Deputy City Attorney Warren Wilson said the changes are a response to residents’ worries. About 140 Coeur d’Alene residents signed a petition this spring asking the City Council to do something about two registered sex offenders living in a house blocks away from schools.

The additions to the child-care law have been in the works for nearly a year. Wilson said a recent incident in which the city had to give a day-care license to a woman whose husband was a registered sex offender is proof the law needs revision.

Misty Krous had her day-care license revoked in 2001 after her husband, Stephen Christopher Krous, was convicted of fondling an 11-year-old who was staying overnight at the couple’s home. At the time, Misty Krous was running an in-home day care in Post Falls called Loving Hands.

Both Panhandle Health District and Coeur d’Alene, the licensing agency for Happy Days, said they were aware of Misty Krous’ background when they issued her child-care permit in December 2004.

But the city said it had to issue Krous the license because she formed a limited liability corporation; by doing so, there was no legal basis for the city to conduct a background check on her husband.

In July, Stephen Krous allegedly violated his probation by visiting his wife’s day care and attempting to entice a 3-year-old with a lollipop.
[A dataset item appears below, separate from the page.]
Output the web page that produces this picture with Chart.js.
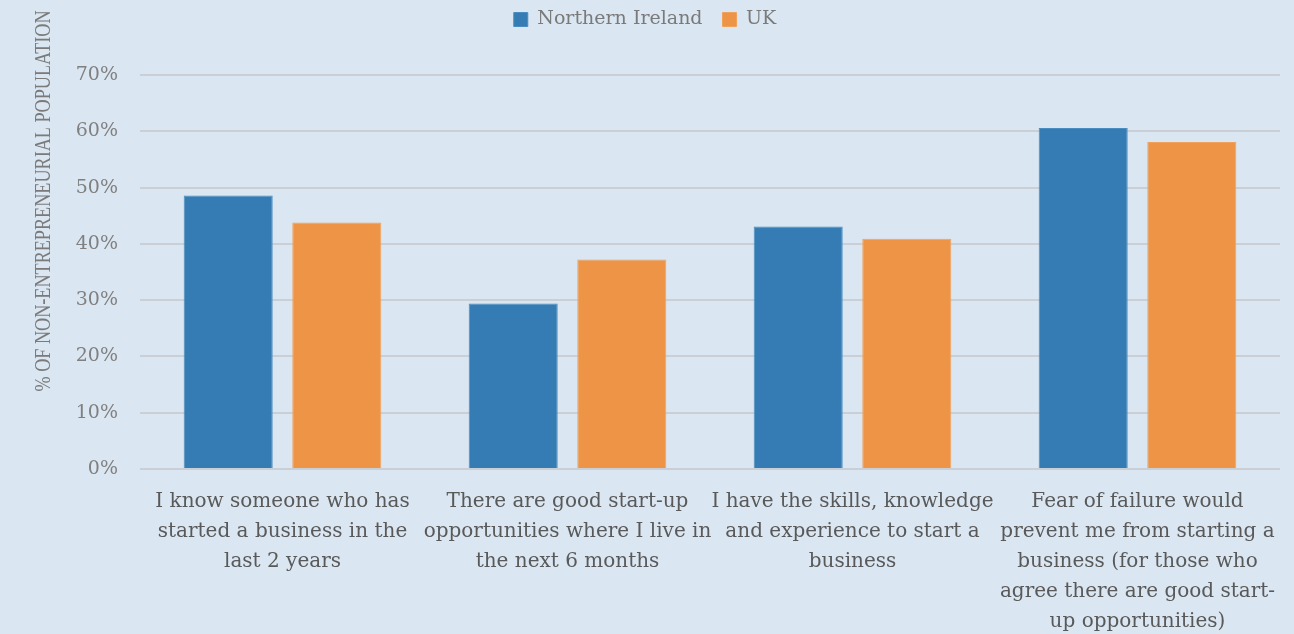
<!DOCTYPE html>
<html><head><meta charset="utf-8">
<script src="https://cdn.jsdelivr.net/npm/chart.js@4/dist/chart.umd.min.js"></script>
<style>html,body{margin:0;padding:0;background:#dae6f1;}#wrap{width:1294px;height:634px;}</style>
</head><body><div id="wrap"><canvas id="c"></canvas></div>
<script>
const categories = [
  ["I know someone who has","started a business in the","last 2 years"],
  ["There are good start-up","opportunities where I live in","the next 6 months"],
  ["I have the skills, knowledge","and experience to start a","business"],
  ["Fear of failure would","prevent me from starting a","business (for those who","agree there are good start-","up opportunities)"]
];
const northernIreland = [48.6, 29.4, 43.1, 60.6];
const uk = [43.8, 37.2, 40.9, 58.1];
const yTicks = [0,10,20,30,40,50,60,70];
const yTitle = '% OF NON-ENTREPRENEURIAL POPULATION';
const serif = "'DejaVu Serif', 'Liberation Serif', serif";

const legendSpace = {
  id: 'legendSpace',
  beforeInit(chart) {
    const lg = chart.legend;
    if (!lg) return;
    const orig = lg.fit;
    lg.fit = function() { orig.call(this); this.height = 85; };
  }
};
const yTitlePlugin = {
  id: 'yTitlePlugin',
  afterDraw(chart) {
    const ctx = chart.ctx;
    ctx.save();
    ctx.translate(44, 201);
    ctx.rotate(-Math.PI / 2);
    ctx.scale(0.79, 1);
    ctx.font = "23px 'Liberation Serif', serif";
    ctx.fillStyle = '#7a7a7a';
    ctx.textAlign = 'center';
    ctx.textBaseline = 'middle';
    ctx.fillText(yTitle, 0, 0);
    ctx.restore();
  }
};

new Chart(document.getElementById('c'), {
  type: 'bar',
  data: {
    labels: categories,
    datasets: [
      {label: 'Northern Ireland', data: northernIreland, backgroundColor: '#347cb3', borderColor:'#4a8cc0', borderWidth:1},
      {label: 'UK', data: uk, backgroundColor: '#ed9446', borderColor:'#f0a25c', borderWidth:1}
    ]
  },
  plugins: [legendSpace, yTitlePlugin],
  options: {
    responsive: true, maintainAspectRatio: false, animation: false,
    layout: {padding: {left: 10, right: 14, top: -10, bottom: 0}},
    datasets: {bar: {categoryPercentage: 0.762, barPercentage: 0.82}},
    plugins: {
      tooltip: {enabled: false},
      legend: {
        position: 'top',
        labels: {boxWidth: 14, boxHeight: 14, color: '#7a7a7a', font: {family: serif, size: 19}, padding: 20},
      }
    },
    scales: {
      x: {
        grid: {display: false},
        border: {display: false},
        ticks: {color: '#595959', font: {family: serif, size: 20, lineHeight: 1.5}, maxRotation: 0, autoSkip: false, padding: 10},
        afterFit: s => { s.height = 165; }
      },
      y: {
        min: 0, max: 70,
        afterBuildTicks: s => { s.ticks = yTicks.map(v => ({value: v})); },
        grid: {color: '#c9cfd5', lineWidth: 2, drawTicks: false},
        border: {display: false},
        ticks: {color: '#808080', font: {family: serif, size: 19}, padding: 22, callback: v => v + '%'},
        afterFit: s => { s.width = 130; }
      }
    }
  }
});
</script></body></html>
He denies the allegations.

The case has been turned over to the Kootenai County Prosecutor’s Office and the city is waiting for the results of the investigation before it will make a decision on whether to revoke Krous’ day-care license.

Under the proposal, an owner would have to disclose to the city, parents and employees if a spouse or any immediate family member is a registered sex offender.

It would also require all day-care workers, not just owners, to get $5 licenses from the city, and renew them each year.

The license will show that the employee has had a background check, completed continuing education courses and is certified in CPR and first aid.

Lewis said bad day-care workers currently can jump from job to job.

“Bottom line, we are trying to protect kids,” said Councilman Ben Wolfinger, who is also a Kootenai County Sheriff’s captain.